You can kind of think of the GPU as a thread. And it’s hungry! Once you submit work to it, it goes off and asynchronously starts chewing on the data. That leaves the CPU free to do… whatever it wants. But it won’t be long until the GPU needs more. That means that you need some way to know when the GPU needs to be fed more data.

Direct3D 12 fences are similar to Metal shared events, which are similar to Vulkan has timeline semaphores.

Vulkan also has binary semaphores which control GPU dependencies between commands within a command buffer, and fences for more explicit CPU-GPU synchronization. You’ll likely see these more in tutorials since timeline semaphores were an extension until Vulkan 1.2 (in 2020).

Signaling Fences/shared events is done explicitly by function calls on the commnd queue. In Vulkan, timeline semaphores are included as part of VkSubmitInfo.

Graphics vs Compute#

Most of the time, you want to draw something like scene composed of triangles and textures. This is what the graphics pipeline is designed for.

Other times (sometimes alongside the graphis pipeline) you want to crunch a lot of numbers or do some other parallelizable math. This can be done with a compute pipeline.

Presentation#

Counterintuitively, you can use the graphics card without outputting to the screen. For example, you can draw a scene to memory then store it on disk as a PNG.

However, most of the time, you want to show the thing that you rendered to the user. This means you need some way to integrate with the operating system’s windowing system so you can get a panel in a window and draw based on the monitor’s refresh rate.

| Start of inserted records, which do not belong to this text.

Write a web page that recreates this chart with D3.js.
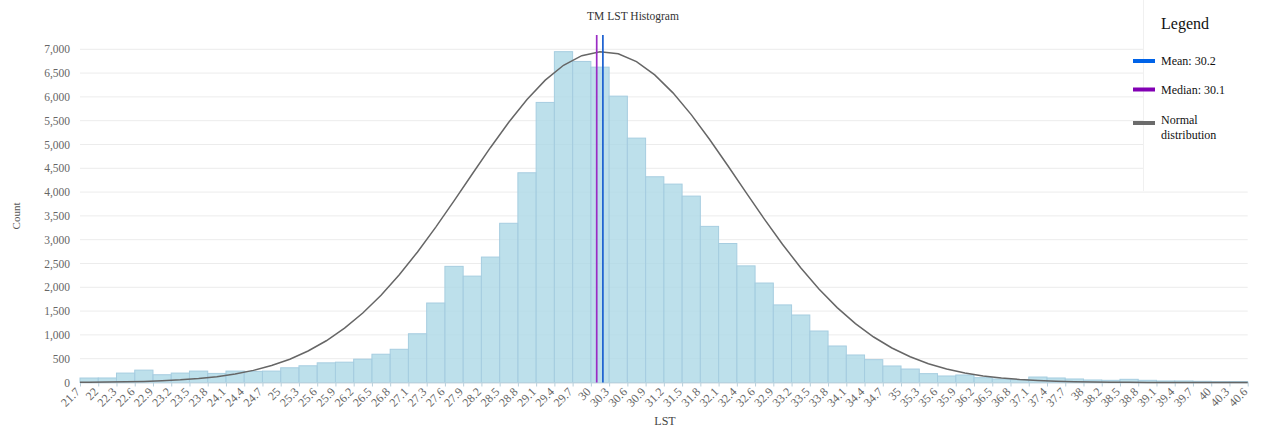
<!DOCTYPE html>
<html>
<head>
<meta charset="utf-8">
<script src="https://cdn.jsdelivr.net/npm/d3@7"></script>
<style>
  html, body { margin: 0; padding: 0; background: #fff; }
  svg { display: block; font-family: "Liberation Serif", "Times New Roman", serif; }
</style>
</head>
<body>
<svg id="chart" width="1265" height="427"></svg>
<script>
// Histogram of TM land surface temperature (LST), 64 bins
const binStart = 21.737;
const binWidth = 0.2953;

const counts = [
  94, 95, 198, 260, 163, 198, 240, 191, 240, 233,
  240, 309, 351, 413, 427, 490, 594, 698, 1024, 1670,
  2440, 2235, 2635, 3345, 4406, 5884, 6950, 6745, 6625, 6016,
  5134, 4322, 4168, 3916, 3280, 2920, 2450, 2090, 1630, 1418,
  1082, 767, 578, 480, 347, 283, 186, 137, 158, 101,
  74, 60, 115, 95, 74, 53, 46, 67, 46, 32,
  32, 25, 18, 18
];

// Labels shown at each bin edge
const edgeLabels = [
  "21.7", "22", "22.3", "22.6", "22.9", "23.2", "23.5", "23.8", "24.1", "24.4",
  "24.7", "25", "25.3", "25.6", "25.9", "26.2", "26.5", "26.8", "27.1", "27.3",
  "27.6", "27.9", "28.2", "28.5", "28.8", "29.1", "29.4", "29.7", "30", "30.3",
  "30.6", "30.9", "31.2", "31.5", "31.8", "32.1", "32.4", "32.6", "32.9", "33.2",
  "33.5", "33.8", "34.1", "34.4", "34.7", "35", "35.3", "35.6", "35.9", "36.2",
  "36.5", "36.8", "37.1", "37.4", "37.7", "38", "38.2", "38.5", "38.8", "39.1",
  "39.4", "39.7", "40", "40.3", "40.6"
];

const yTicks = [0, 500, 1000, 1500, 2000, 2500, 3000, 3500, 4000, 4500, 5000, 5500, 6000, 6500, 7000];

// Summary statistics
const meanValue = 30.2;
const medianValue = 30.1;
const normalSd = 2.2;
const normalPeak = 6950;

const svg = d3.select("#chart");
const plotLeft = 80, plotRight = 1247.7, plotTop = 49.3, plotBottom = 382.5;

const xMax = binStart + counts.length * binWidth;
const x = d3.scaleLinear().domain([binStart, xMax]).range([plotLeft, plotRight]);
const y = d3.scaleLinear().domain([0, 7000]).range([plotBottom, plotTop]);

// Horizontal grid lines
svg.append("g")
  .selectAll("line")
  .data(yTicks.filter(d => d > 0))
  .join("line")
  .attr("x1", plotLeft).attr("x2", plotRight)
  .attr("y1", d => y(d)).attr("y2", d => y(d))
  .attr("stroke", "#ececec").attr("stroke-width", 1);

// Y axis (labels only)
const yAxis = svg.append("g")
  .attr("transform", `translate(${plotLeft},0)`)
  .call(d3.axisLeft(y).tickValues(yTicks).tickFormat(d3.format(",")).tickSize(0).tickPadding(10));
yAxis.select(".domain").remove();
yAxis.selectAll("text")
  .attr("fill", "#666").attr("font-size", 11.5)
  .attr("font-family", "Liberation Serif, Times New Roman, serif");

// Bars
svg.append("g")
  .selectAll("rect")
  .data(counts)
  .join("rect")
  .attr("x", (d, i) => x(binStart + i * binWidth))
  .attr("width", (d, i) => x(binStart + (i + 1) * binWidth) - x(binStart + i * binWidth))
  .attr("y", d => y(d))
  .attr("height", d => plotBottom - y(d))
  .attr("fill", "#add8e6")
  .attr("fill-opacity", 0.8)
  .attr("stroke", "#a6cde0")
  .attr("stroke-width", 1);

// X axis with bin-edge ticks
const edges = edgeLabels.map((lab, i) => binStart + i * binWidth);
const xAxis = svg.append("g")
  .attr("transform", `translate(0,${plotBottom})`)
  .call(d3.axisBottom(x).tickValues(edges).tickFormat((d, i) => edgeLabels[i]).tickSize(4).tickSizeOuter(0));
xAxis.select(".domain").attr("stroke", "#c8d8e0");
xAxis.selectAll(".tick line").attr("stroke", "#b8cfdb");
xAxis.selectAll("text")
  .attr("fill", "#666").attr("font-size", 12)
  .attr("font-family", "Liberation Serif, Times New Roman, serif")
  .attr("text-anchor", "end")
  .attr("transform", "rotate(-45)")
  .attr("x", -7).attr("y", 3).attr("dy", "0.35em");

// Normal distribution curve through bin centres
const curvePts = [binStart]
  .concat(counts.map((d, i) => binStart + (i + 0.5) * binWidth))
  .concat([xMax]);
const normal = v => normalPeak * Math.exp(-((v - meanValue) ** 2) / (2 * normalSd * normalSd));
svg.append("path")
  .datum(curvePts)
  .attr("fill", "none")
  .attr("stroke", "#666")
  .attr("stroke-width", 1.5)
  .attr("d", d3.line().x(v => x(v)).y(v => y(normal(v))));

// Median and mean markers
svg.append("line")
  .attr("x1", x(medianValue)).attr("x2", x(medianValue))
  .attr("y1", 35).attr("y2", plotBottom)
  .attr("stroke", "#9a2cc4").attr("stroke-width", 1.7);
svg.append("line")
  .attr("x1", x(meanValue)).attr("x2", x(meanValue))
  .attr("y1", 35).attr("y2", plotBottom)
  .attr("stroke", "#1a5fd0").attr("stroke-width", 1.7);

// Title and axis titles
svg.append("text")
  .attr("x", 633).attr("y", 20)
  .attr("text-anchor", "middle")
  .attr("font-size", 11.5).attr("fill", "#333")
  .text("TM LST Histogram");
svg.append("text")
  .attr("x", 665).attr("y", 425)
  .attr("text-anchor", "middle")
  .attr("font-size", 12).attr("fill", "#444")
  .text("LST");
svg.append("text")
  .attr("transform", "translate(20,216) rotate(-90)")
  .attr("text-anchor", "middle")
  .attr("font-size", 11).attr("fill", "#555")
  .text("Count");

// Legend panel
const legend = svg.append("g");
legend.append("rect")
  .attr("x", 1143).attr("y", 0).attr("width", 122).attr("height", 191)
  .attr("fill", "#fff");
legend.append("line")
  .attr("x1", 1143.5).attr("x2", 1143.5).attr("y1", 0).attr("y2", 191)
  .attr("stroke", "#f0f0f0");
legend.append("text")
  .attr("x", 1161).attr("y", 29)
  .attr("font-size", 16).attr("fill", "#111")
  .text("Legend");

const legendItems = [
  { label: ["Mean: " + meanValue.toFixed(1)], color: "#0063e8", y: 61 },
  { label: ["Median: " + medianValue.toFixed(1)], color: "#8200b4", y: 89.5 },
  { label: ["Normal", "distribution"], color: "#6b6b6b", y: 123 }
];
legendItems.forEach(item => {
  legend.append("rect")
    .attr("x", 1133).attr("y", item.y - 2).attr("width", 22).attr("height", 4)
    .attr("fill", item.color);
  const t = legend.append("text")
    .attr("font-size", 12).attr("fill", "#111");
  const y0 = item.label.length > 1 ? item.y + 1 : item.y + 4;
  item.label.forEach((line, k) => {
    t.append("tspan").attr("x", 1161).attr("y", y0 + k * 14.5).text(line);
  });
});
</script>
</body>
</html>
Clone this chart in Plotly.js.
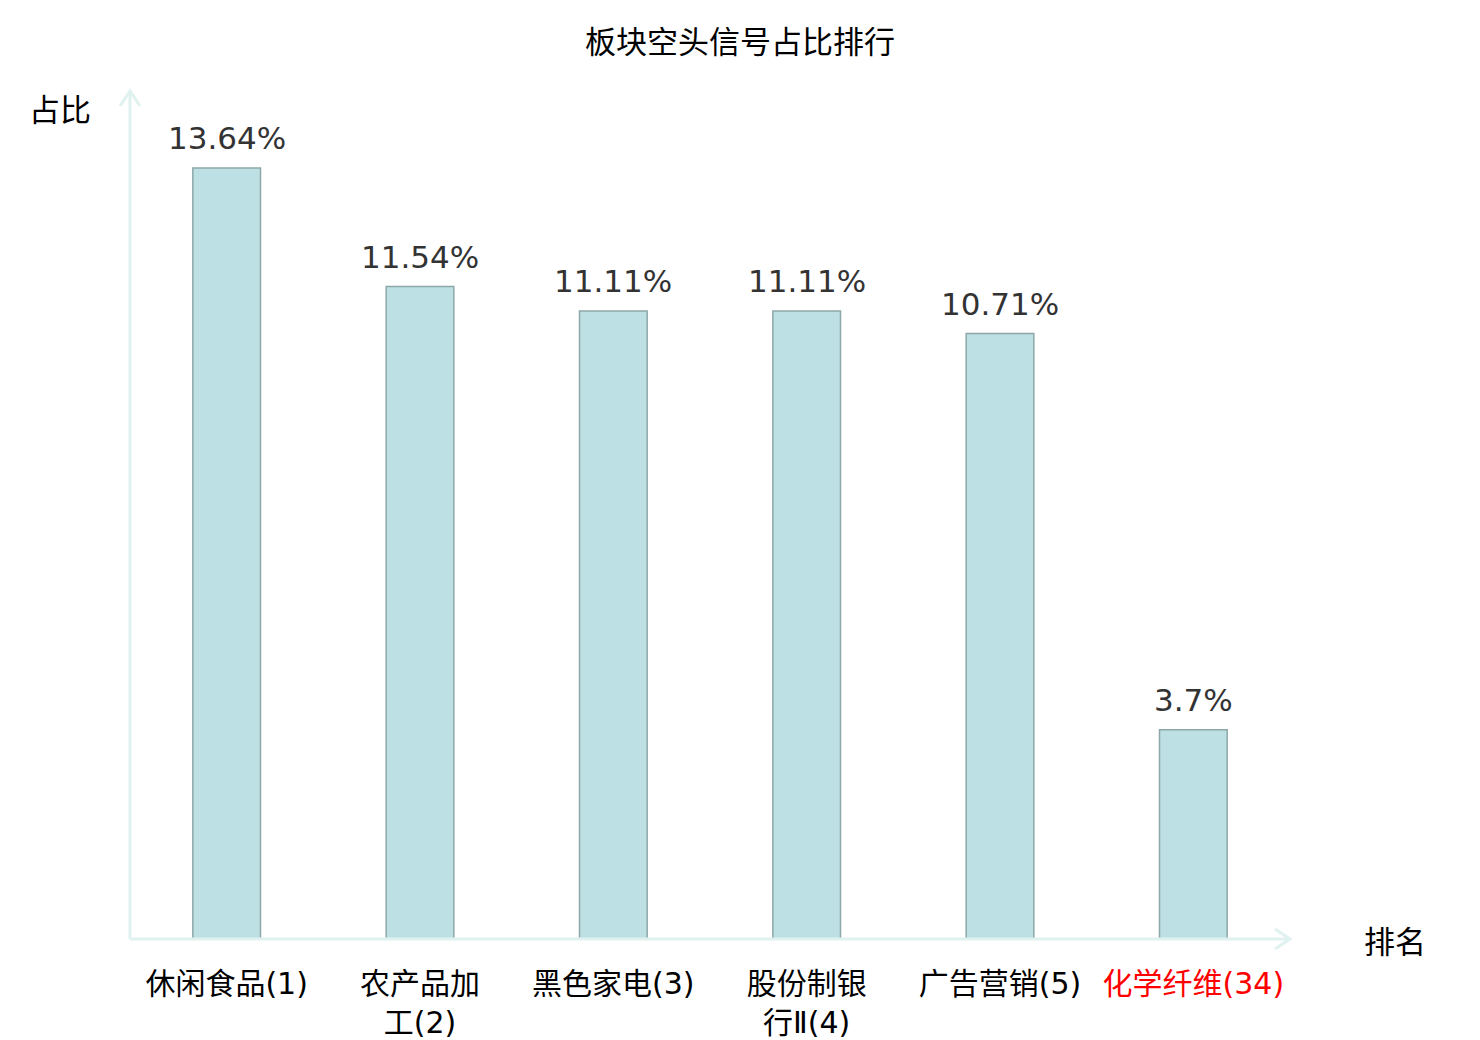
<!DOCTYPE html>
<html>
<head>
<meta charset="utf-8">
<script src="https://cdn.plot.ly/plotly-3.0.1.min.js"></script>
<style>
  html, body { margin: 0; padding: 0; background: #fff; }
  #graph { width: 1480px; height: 1040px; }
</style>
</head>
<body>
<div id="graph"></div>
<script>
// Sector short-signal share ranking

const categories = ["休闲食品(1)", "农产品加工(2)", "黑色家电(3)", "股份制银行Ⅱ(4)", "广告营销(5)", "化学纤维(34)"];
const tickLabels = [
  "休闲食品(1)",
  "农产品加<br>工(2)",
  "黑色家电(3)",
  "股份制银<br>行Ⅱ(4)",
  "广告营销(5)",
  "<span style='color:red'>化学纤维(34)</span>",
];
const shares = [13.64, 11.54, 11.11, 11.11, 10.71, 3.7];
const shareLabels = ["13.64%", "11.54%", "11.11%", "11.11%", "10.71%", "3.7%"];

const fontFamily = "DejaVu Sans, Noto Sans CJK SC, sans-serif";
const axisColor = "#dff2ef";

const trace = {
  x: categories,
  y: shares,
  type: "bar",
  marker: {
    color: "#bce0e3",
    line: { color: "#8ea8a9", width: 1.5 },
  },
  hoverinfo: "none",
};

const valueNotes = categories.map((c, i) => ({
  x: c,
  y: shares[i],
  text: shareLabels[i],
  showarrow: false,
  yanchor: "bottom",
  yshift: 10,
  font: { size: 31, color: "#333333", family: fontFamily },
}));

const layout = {
  width: 1480,
  height: 1040,
  paper_bgcolor: "#ffffff",
  plot_bgcolor: "#ffffff",
  font: { family: fontFamily, size: 28, color: "#000000" },
  title: {
    text: "板块空头信号占比排行",
    x: 0.5,
    xanchor: "center",
    y: 1 - 42 / 1040,
    yanchor: "middle",
    font: { size: 31, color: "#000000", family: fontFamily },
  },
  margin: { l: 130, r: 190, t: 91, b: 101 },
  bargap: 0.65,
  showlegend: false,
  xaxis: {
    type: "category",
    tickvals: categories,
    ticktext: tickLabels,
    showgrid: false,
    zeroline: false,
    showline: false,
    ticks: "outside",
    ticklen: 18,
    tickcolor: "rgba(0,0,0,0)",
    tickfont: { size: 30, color: "#000000", family: fontFamily },
  },
  yaxis: {
    range: [0, 15],
    showgrid: false,
    zeroline: false,
    showline: false,
    showticklabels: false,
    ticks: "",
  },
  shapes: [
    // x axis line and arrow
    { type: "line", xref: "paper", yref: "paper", x0: 0, x1: 1, y0: 0, y1: 0,
      line: { color: axisColor, width: 3 } },
    { type: "path", xref: "paper", yref: "paper", xsizemode: "pixel", ysizemode: "pixel",
      xanchor: 1, yanchor: 0, path: "M -15 10 L 0 0 L -15 -10",
      line: { color: axisColor, width: 3 } },
    // y axis line and arrow
    { type: "line", xref: "paper", yref: "paper", x0: 0, x1: 0, y0: 0, y1: 1,
      line: { color: axisColor, width: 3 } },
    { type: "path", xref: "paper", yref: "paper", xsizemode: "pixel", ysizemode: "pixel",
      xanchor: 0, yanchor: 1, path: "M -10 -15 L 0 0 L 10 -15",
      line: { color: axisColor, width: 3 } },
  ],
  annotations: valueNotes.concat([
    { xref: "paper", yref: "paper", x: -37 / 1160, y: 1 - 19 / 848, xanchor: "right", yanchor: "middle",
      text: "占比", showarrow: false, font: { size: 31, color: "#000000", family: fontFamily } },
    { xref: "paper", yref: "paper", x: 1 + 72 / 1160, y: -3 / 848, xanchor: "left", yanchor: "middle",
      text: "排名", showarrow: false, font: { size: 31, color: "#000000", family: fontFamily } },
  ]),
};

Plotly.newPlot("graph", [trace], layout, { staticPlot: true });
</script>
</body>
</html>
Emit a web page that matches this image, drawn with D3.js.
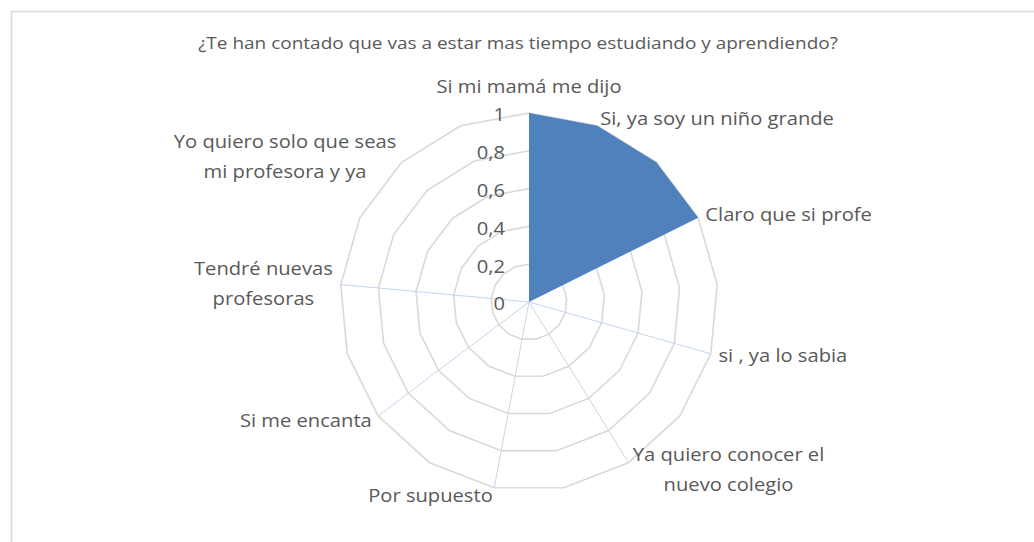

Vulkan calls this the Windowing System Integration (WSI). The setup is quite involved: after you create an instance, you need to create a surface (tied to a window) then a swapchain based on the surface. From the swapchain, you can get images to which you can draw. After you’ve drawn (by recording commands into a command buffer then submitting to your queue) you then need to explicitly present.